Alain Charpentier, Journal Mobiles, Saint-Hyacinthe, le 4 décembre 2013
Le gouvernement du Québec a procédé à la remise de ses treize prix le 12 novembre dernier. Ces prix annuels sont décernés à des personnalités du domaine de la culture et des sciences. Le cinéaste Robert Morin – un ancien du cégep de Saint-Hyacinthe – était du nombre des lauréats.
Le prix Albert-Tessier, qui récompense une personnalité s’étant illustré dans le milieu du cinéma, lui a été remis pour souligner sa contribution majeure au cinéma québécois qui se traduit par une trentaine d'œuvres. Ce prix, qui existe depuis 1980, comporte une bourse de 30 000 $ ainsi qu’une médaille en argent réalisée par un artiste québécois. L’an dernier, le prix avait été décerné au cinéaste André Melançon. Ce n’est pas la première récompense que Robert Morin reçoit pour son œuvre. Soulignons qu’en 2009, il avait gagné le Prix du Gouverneur général en arts visuels et en arts médiatiques.
Une production variée, des œuvres dérangeantes
L’œuvre de Robert Morin détonne dans le paysage cinématographique québécois avec des films coups de poing qui ne laissent personne insensible. « Moi j’aime les films qui brassent la cage », affirme-t-il. « Tu sais les films qui frappent tellement fort que tu peux être pour trois, quatre jours à t’en remettre. » confiait Robert Morin à Mobiles en entrevue en 2005. En fait, il se donne pour mission de déstabiliser le spectateur en lui présentant un cinéma incommodant, dérangeant : « Le spectateur devient plus facile à manipuler si tu le déstabilises, explique-t-il, car il ne faut pas oublier que le cinéma, c’est un art de la manipulation. » Mais Robert Morin ne cherche jamais à choquer gratuitement : il y a toujours derrière chaque film la volonté de dénoncer une situation qui le touche ou le révolte, que ce soit le pseudo-biculturalisme canadien avec Yes Sir!
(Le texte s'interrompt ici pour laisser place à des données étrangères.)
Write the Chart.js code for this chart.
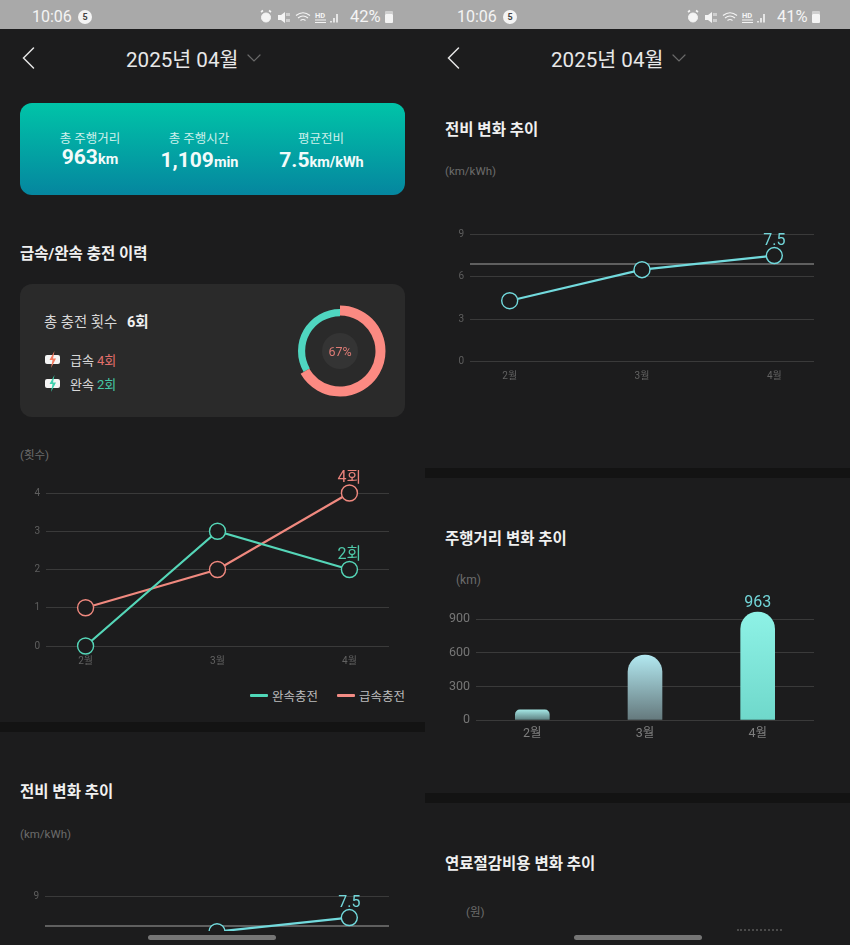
<!DOCTYPE html>
<html lang="ko">
<head>
<meta charset="utf-8">
<script src="https://cdn.jsdelivr.net/npm/chart.js@4"></script>
<style>
  html, body { margin: 0; padding: 0; background: #1c1c1d; }
  body { position: relative; width: 850px; height: 945px; overflow: hidden; font-family: Roboto, "Noto Sans CJK KR", sans-serif; color: #e8e8e8; }
  .t, .tc { position: absolute; white-space: nowrap; line-height: 1; }
  .t { transform: translateY(-50%); }
  .tc { transform: translate(-50%, -50%); }
  .box { position: absolute; }
  .title { font-size: 15.5px; font-weight: 700; color: #f0f0f0; }
  .unit { font-size: 11.5px; color: #6c6c6c; }
  .status { position: absolute; top: 0; height: 29px; background: #a9a9a9; }
  .clock { font-size: 16px; color: #f4f4f4; }
  .badge { position: absolute; top: 10px; width: 14px; height: 14px; border-radius: 50%; background: #f4f4f4; color: #444; font-size: 9px; font-weight: 700; line-height: 14px; text-align: center; }
  .sep { position: absolute; height: 10px; background: #131313; }
  .handle { position: absolute; top: 935px; height: 5px; width: 128px; border-radius: 3px; background: #757575; }
  .card-label { font-size: 12.5px; color: #cff1ec; }
  .card-val { font-size: 21px; font-weight: 700; color: #f2fbfa; }
  .card-val small { font-size: 14.5px; font-weight: 700; }
  .legend-line { position: absolute; top: 694px; width: 18px; height: 3px; border-radius: 1px; }
  canvas { position: absolute; left: 0; top: 0; }
</style>
</head>
<body>
  <div class="status" style="left:0;width:850px"></div>
  <div class="t clock" style="left:32px;top:17px">10:06</div>
  <div class="badge" style="left:78px">5</div>
  <div class="t clock" style="left:457px;top:17px">10:06</div>
  <div class="badge" style="left:503px">5</div>
  <div id="icons-left"></div>
  <div id="icons-right"></div>
  <div class="t clock" style="left:350px;top:17px;font-size:16.5px">42%</div>
  <div class="t clock" style="left:777px;top:17px;font-size:16.5px">41%</div>

  <svg class="box" style="left:0;top:29px" width="850" height="60" fill="none" stroke-linecap="round">
    <path d="M33.5 19 L23.5 29 L33.5 39" stroke="#e4e4e4" stroke-width="1.5"/>
    <path d="M458.5 19 L448.5 29 L458.5 39" stroke="#e4e4e4" stroke-width="1.5"/>
    <path d="M248 26 L254 32 L260 26" stroke="#6a6a6a" stroke-width="1.2"/>
    <path d="M673 26 L679 32 L685 26" stroke="#6a6a6a" stroke-width="1.2"/>
  </svg>
  <div class="t" style="left:126px;top:60px;font-size:20.6px;color:#e8e8e8">2025년 04월</div>
  <div class="t" style="left:551px;top:60px;font-size:20.6px;color:#e8e8e8">2025년 04월</div>

  <!-- summary card -->
  <div class="box" style="left:20px;top:103px;width:385px;height:92px;border-radius:12px;background:linear-gradient(#00c4a8,#05869f)"></div>
  <div class="tc card-label" style="left:90px;top:139px">총 주행거리</div>
  <div class="tc card-label" style="left:199px;top:139px">총 주행시간</div>
  <div class="tc card-label" style="left:321px;top:139px">평균전비</div>
  <div class="tc card-val" style="left:90px;top:157px">963<small>km</small></div>
  <div class="tc card-val" style="left:199.5px;top:160px">1,109<small>min</small></div>
  <div class="tc card-val" style="left:321.5px;top:160px">7.5<small>km/kWh</small></div>

  <div class="t title" style="left:20px;top:255px">급속/완속 충전 이력</div>

  <!-- charge card -->
  <div class="box" style="left:20px;top:284px;width:385px;height:133px;border-radius:12px;background:#2a2a2a"></div>
  <div class="t" style="left:44px;top:323px;font-size:14.4px;color:#d8d8d8">총 충전 횟수</div>
  <div class="t" style="left:127px;top:323px;font-size:14.5px;font-weight:700;color:#f0f0f0">6회</div>
  <svg class="box" style="left:43px;top:351px" width="20" height="42" fill="none">
    <rect x="2" y="4" width="15" height="9" rx="2" fill="#f4f4f4"/>
    <path d="M11.5 0 L6.5 9 H9.5 L8 17 L13 7.5 H10 Z" fill="#f2795f"/>
    <rect x="2" y="28" width="15" height="9" rx="2" fill="#f4f4f4"/>
    <path d="M11.5 24 L6.5 33 H9.5 L8 41 L13 31.5 H10 Z" fill="#3fd0ae"/>
  </svg>
  <div class="t" style="left:70px;top:360px;font-size:13px;color:#d8d8d8">급속</div>
  <div class="t" style="left:97px;top:360px;font-size:13px;color:#e5706c">4회</div>
  <div class="t" style="left:70px;top:384px;font-size:13px;color:#d8d8d8">완속</div>
  <div class="t" style="left:97px;top:384px;font-size:13px;color:#45c7a6">2회</div>
  <div class="box" style="left:290px;top:301px;width:100px;height:100px"><canvas id="ring-slow"></canvas><canvas id="ring-fast"></canvas></div>
  <div class="box" style="left:322px;top:333px;width:36px;height:36px;border-radius:50%;background:#343434"></div>
  <div class="tc" style="left:340px;top:352px;font-size:12.5px;color:#dd7b75">67%</div>

  <!-- charge history chart -->
  <div class="t unit" style="left:20px;top:456px">(횟수)</div>
  <div class="box" style="left:0;top:470px;width:425px;height:210px"><canvas id="charge-chart"></canvas></div>
  <div class="legend-line" style="left:250px;background:#4fd8b8"></div>
  <div class="t" style="left:272px;top:697px;font-size:12.5px;color:#bdbdbd">완속충전</div>
  <div class="legend-line" style="left:337px;background:#f28b84"></div>
  <div class="t" style="left:359px;top:697px;font-size:12.5px;color:#bdbdbd">급속충전</div>

  <div class="sep" style="left:0;top:722px;width:425px"></div>
  <div class="t title" style="left:20px;top:793px">전비 변화 추이</div>
  <div class="t unit" style="left:20px;top:835px">(km/kWh)</div>
  <div class="box" style="left:0;top:873px;width:425px;height:58px;overflow:hidden"><canvas id="eff-chart-left"></canvas></div>

  <!-- right column -->
  <div class="t title" style="left:445px;top:131px">전비 변화 추이</div>
  <div class="t unit" style="left:445px;top:172px">(km/kWh)</div>
  <div class="box" style="left:425px;top:211px;width:425px;height:190px"><canvas id="eff-chart-right"></canvas></div>

  <div class="sep" style="left:425px;top:468px;width:425px"></div>
  <div class="t title" style="left:445px;top:540px">주행거리 변화 추이</div>
  <div class="t unit" style="left:456px;top:580px;font-size:12px">(km)</div>
  <div class="box" style="left:425px;top:585px;width:425px;height:165px"><canvas id="distance-chart"></canvas></div>

  <div class="sep" style="left:425px;top:793px;width:425px"></div>
  <div class="t title" style="left:445px;top:865px">연료절감비용 변화 추이</div>
  <div class="t unit" style="left:466px;top:913px">(원)</div>
  <div class="box" style="left:737px;top:929px;width:45px;height:0;border-top:2px dotted #4a4a4a"></div>

  <div class="handle" style="left:148px"></div>
  <div class="handle" style="left:574px"></div>

<script>
  const months = ['2월', '3월', '4월'];

  // charge counts
  const slowCharges = [0, 3, 2];
  const fastCharges = [1, 2, 4];
  const chargeTicks = [0, 1, 2, 3, 4];
  const chargeShare = [4, 2]; // fast, slow

  // km/kWh
  const efficiency = [4.3, 6.5, 7.5];
  const effRefLine = [6.9, 6.9];
  const effTicks = [0, 3, 6, 9];

  // km
  const distance = [90, 580, 963];
  const distanceTicks = [0, 300, 600, 900];

  const TEAL = '#55d6b8';
  const PINK = '#f0897f';
  const CYAN = '#72dadd';
  const BG = '#1c1c1d';
  const FONT = 'Roboto, "Noto Sans CJK KR", sans-serif';

  Chart.defaults.font.family = FONT;
  Chart.defaults.animation = false;
  Chart.defaults.responsive = false;
  Chart.defaults.plugins.legend.display = false;
  Chart.defaults.plugins.tooltip.enabled = false;

  // status bar icons, same set on both screens
  function statusIcons(dx) {
    return `<svg class="box" style="left:${258 + dx}px;top:8px" width="90" height="20" fill="none" stroke="#f4f4f4">
      <circle cx="8" cy="9.5" r="4.5" fill="#f4f4f4"/><path d="M3 4 L5 2.5 M13 4 L11 2.5" stroke-width="1.6"/>
      <path d="M20 7 H23 L27 4 V15 L23 12 H20 Z" fill="#f4f4f4" stroke="none"/><path d="M29 5 V8 M31 5 V8 M29 11 V14 M31 11 V14" stroke-width="1"/>
      <path d="M38 7.5 Q45 2 52 7.5 M40 10 Q45 6 50 10 M42.5 12.5 Q45 10.5 47.5 12.5" stroke-width="1.2"/>
      <text x="57" y="10" font-size="7.5" font-weight="700" fill="#f4f4f4" stroke="none" font-family="Roboto">HD</text>
      <path d="M57 12 H68 M57 14.5 H68" stroke-width="1"/>
      <path d="M73 14.5 V13 M76 14.5 V10 M79 14.5 V6" stroke-width="1.6"/>
    </svg>
    <div class="box" style="left:${385 + dx}px;top:14px;width:8px;height:9px;background:#f4f4f4;border-radius:1px"></div>
    <div class="box" style="left:${385 + dx}px;top:11px;width:8px;height:3px;background:#cfcfcf;border-radius:1px 1px 0 0"></div>`;
  }
  document.getElementById('icons-left').innerHTML = statusIcons(0);
  document.getElementById('icons-right').innerHTML = statusIcons(427);

  // draws the end-of-series value above the last point / bar
  const endLabelPlugin = {
    id: 'endLabel',
    afterDatasetsDraw(chart) {
      const { ctx } = chart;
      chart.data.datasets.forEach((ds, i) => {
        if (!ds.endLabel) return;
        const pts = chart.getDatasetMeta(i).data;
        const p = pts[pts.length - 1];
        ctx.save();
        ctx.font = `16px ${FONT}`;
        ctx.fillStyle = ds.endLabelColor;
        ctx.textAlign = 'center';
        ctx.textBaseline = 'middle';
        ctx.fillText(ds.endLabel, p.x, p.y - ds.endLabelGap);
        ctx.restore();
      });
    },
  };

  function pts(values) {
    return values.map((y, x) => ({ x, y }));
  }

  function lineSeries(label, values, color, endLabel, endLabelColor) {
    return {
      label,
      data: pts(values),
      borderColor: color,
      borderWidth: 2.2,
      backgroundColor: BG,
      pointBackgroundColor: BG,
      pointBorderColor: color,
      pointBorderWidth: 1.4,
      pointRadius: 8,
      clip: false,
      tension: 0,
      endLabel,
      endLabelColor,
      endLabelGap: 15,
    };
  }

  // line chart with a pinned plot area; the x axis runs past the first and last month
  function lineChart(id, width, height, datasets, o) {
    const canvas = document.getElementById(id);
    canvas.width = width;
    canvas.height = height;
    return new Chart(canvas, {
      type: 'line',
      data: { datasets },
      options: {
        layout: { padding: { top: o.top, right: 36, left: 0, bottom: 0 } },
        scales: {
          x: {
            type: 'linear', min: -0.3, max: 2.3,
            grid: { display: false, drawTicks: false }, border: { display: false },
            afterBuildTicks: s => { s.ticks = months.map((m, i) => ({ value: i })); },
            afterFit: s => { s.height = o.xHeight; },
            ticks: { color: '#626262', font: { size: 10 }, padding: 9, autoSkip: false, maxRotation: 0, callback: v => months[v] },
          },
          y: {
            min: o.ticks[0], max: o.ticks[o.ticks.length - 1],
            grid: { color: '#3a3a3a', drawTicks: false, lineWidth: 1 }, border: { display: false },
            afterBuildTicks: s => { s.ticks = o.ticks.map(value => ({ value })); },
            afterFit: s => { s.width = o.yWidth; },
            ticks: { color: '#5e5e5e', font: { size: 10 }, padding: 6 },
          },
        },
      },
      plugins: [endLabelPlugin],
    });
  }

  function ring(id, colors, radius, cutout) {
    const canvas = document.getElementById(id);
    canvas.width = 100;
    canvas.height = 100;
    new Chart(canvas, {
      type: 'doughnut',
      data: { labels: ['급속', '완속'], datasets: [{ data: chargeShare, backgroundColor: colors, borderWidth: 0 }] },
      options: { radius, cutout },
    });
  }
  ring('ring-slow', ['transparent', '#4fd6c0'], 42, '83%');
  ring('ring-fast', ['#fb8a82', 'transparent'], 45.5, '78%');

  lineChart('charge-chart', 425, 210, [
    lineSeries('완속충전', slowCharges, TEAL, '2회', '#4fc9a9'),
    lineSeries('급속충전', fastCharges, PINK, '4회', '#e8827a'),
  ], { top: 23, xHeight: 34, yWidth: 46, ticks: chargeTicks });

  function effDatasets() {
    return [
      { label: 'ref', data: [{ x: -0.3, y: effRefLine[0] }, { x: 2.3, y: effRefLine[1] }], borderColor: '#767676', borderWidth: 1.6, pointRadius: 0, order: 2 },
      Object.assign(lineSeries('전비', efficiency, CYAN, '7.5', '#72d5d8'), { order: 1 }),
    ];
  }
  lineChart('eff-chart-right', 425, 190, effDatasets(), { top: 23.4, xHeight: 39.6, yWidth: 45, ticks: effTicks });
  lineChart('eff-chart-left', 425, 190, effDatasets(), { top: 23.4, xHeight: 39.6, yWidth: 45, ticks: effTicks });

  const barTopColors = ['#a2e4e2', '#b2e8f0', '#8ef2e6'];
  const barBottomColors = ['#5d7f80', '#65797d', '#6fd8cb'];

  const distCanvas = document.getElementById('distance-chart');
  distCanvas.width = 425;
  distCanvas.height = 165;
  new Chart(distCanvas, {
    type: 'bar',
    data: {
      labels: months,
      datasets: [{
        label: '주행거리',
        data: distance,
        barThickness: 34,
        borderRadius: { topLeft: 17, topRight: 17 },
        borderSkipped: false,
        backgroundColor: c => {
          const { ctx, chartArea, scales } = c.chart;
          if (!chartArea) return barTopColors[c.dataIndex];
          const g = ctx.createLinearGradient(0, scales.y.getPixelForValue(distance[c.dataIndex]), 0, scales.y.getPixelForValue(0));
          g.addColorStop(0, barTopColors[c.dataIndex]);
          g.addColorStop(1, barBottomColors[c.dataIndex]);
          return g;
        },
        endLabel: '963',
        endLabelColor: '#72d5d8',
        endLabelGap: 9,
      }],
    },
    options: {
      layout: { padding: { top: 23, right: 36, left: 0, bottom: 0 } },
      scales: {
        x: {
          grid: { display: false, drawTicks: false }, border: { display: false },
          afterFit: s => { s.height = 30; },
          ticks: { color: '#7e7e7e', font: { size: 12.5 }, padding: 6 },
        },
        y: {
          min: 0, max: 1000,
          grid: { color: '#3a3a3a', drawTicks: false }, border: { display: false },
          afterBuildTicks: s => { s.ticks = distanceTicks.map(value => ({ value })); },
          afterFit: s => { s.width = 51; },
          ticks: { color: '#767676', font: { size: 12.5 }, padding: 6 },
        },
      },
    },
    plugins: [endLabelPlugin],
  });
</script>
</body>
</html>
Madame… (1994); les injustices faites aux Amérindiens dans Windigo (1994); le racisme dans Le Nèg’ (2002); la peur de l’Autre dans nos banlieues nord-américaines avec Que Dieu bénisse l’Amérique (2006).
Mais le cinéma de Morin présente aussi une dimension dramatique et psychologique qu’il ne faudrait pas négliger. Affectionnant particulièrement les huis clos, Robert Morin essaie souvent – à la manière des tragédiens – de respecter la règle des trois unités (temps, lieu, action) pour exploiter au maximum la tension dramatique qui en résulte. De cette manière, il explore les travers de l’âme humaine – notamment ce qui empoisonne les relations humaines – ce qui lui a permis de régler ses comptes avec son père mourant dans un film audacieux et plutôt intimiste : Petit Pow-Pow Noël (2005). Dans Papa est parti à la chasse au lagopède (2008), il fait en quelque sorte la psychanalyse d’un fraudeur notoire, Vincent Tremblay (derrière lequel il n’est pas difficile de reconnaître un Vincent Lacroix). La Réception (1989 – remake de Dix Petits Nègres, mais avec des grenouilles en caoutchouc à la place des statuettes) Quiconque meurt, meurt à douleur (1998) sont aussi des huis clos. Mais d’un film à l’autre, Robert Morin ne cesse de nous surprendre, comme en fait état son plus récent film, Quatre Soldats (inspiré du roman d’Hubert Mingarelli), un film plutôt positif qui rompt avec le registre habituel de Morin.
« C’est là que tout a commencé »
Rappelons que c’est au Cégep de Saint-Hyacinthe que Robert Morin a découvert le cinéma. « C’est là que tout a commencé », déclara-t-il en entrevue avec Mobiles. Lorsqu’il s’inscrit au Cégep de Saint-Hyacinthe, en 1968, Robert Morin ne sait pas trop quels cours prendre. Il choisit le cinéma, plus par paresse que par intérêt, en se disant que les cours allaient être relax. Il s’attendait à voir des westerns américains, des films de John Wayne par exemple… Erreur! Ses professeurs, Jacques Devault et Jean-Pierre Aubin, sont plutôt fervents d’expressionnisme allemand… Pour Robert Morin, c’est une révélation. C’est là qu’il attrape la piqûre pour le cinéma et il ne s’en est jamais remis depuis.